I hate the way people try to re-name things, they’re almost always “artless.”
Would you rather be a lovable “rogue planet” or a “free-floating” planet of questionable means?
Re: Velikovsky
He, Sitchen, and others (more or less astronomically- vs. mythologically-oriented) did postulate rogue planets either joining, striking, or interfering with the orbits of “native” planets. It’s quite an old idea, if you believe Sitchen’s interpretations, the Sumerians thought of it.
Unfortunately (or naturally), ideas considered “fringe” are not studied seriously, so we have no idea about that as a factual matter, we’re stuck with mythology.
A quick internet search of descriptions/questions on the subject show that most advocates of the ideas have a sort of weird, summarized, distorted version of the original ideas in mind, so it’s not surprising that no one wants to seriously study the questions.
I think there was a serious attempt to survey astronomical and historical evidence related to Velikovsky’s collision hypothesis in the 70s, it was inconclusive IIRC.
Robert says:
May 20, 2011 at 7:07 am
“This is not the dark matter that we are looking for, even if these lone planets outnumber stars 2 to 1, than it will still only increase the mass of normal matter with only a few tenth of a percent at the most, and that is very optimistic.
Planets up to 13 times Jupiter mass are still considered to be planets, between 13 and 80 times Jupiter mass its a brown dwarf, above that it is a red dwarf. But although Jupiter mass is 317 times heavier than our own planet, our sun is still a 1000 times heavier than Jupiter.”

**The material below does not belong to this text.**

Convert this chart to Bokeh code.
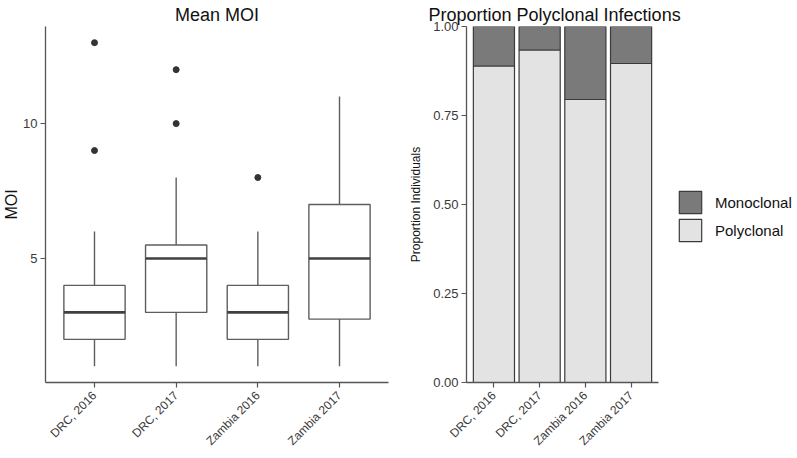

Depends upon how many of these there are, plus black holes, plus brown dwarfs. “Dark matter” was invented to explain discrepancies in orbital velocities of the things we CAN see. That does not mean it actually exists in the form presently hypothesized. Every time we have directly observed we have found our theories of how things work is much different from theory. The planets in our solar system and their moons are prime examples.
RE: Merovign (May 21, 2011 at 4:59 pm)
I hate the way people try to re-name things, they’re almost always “artless.”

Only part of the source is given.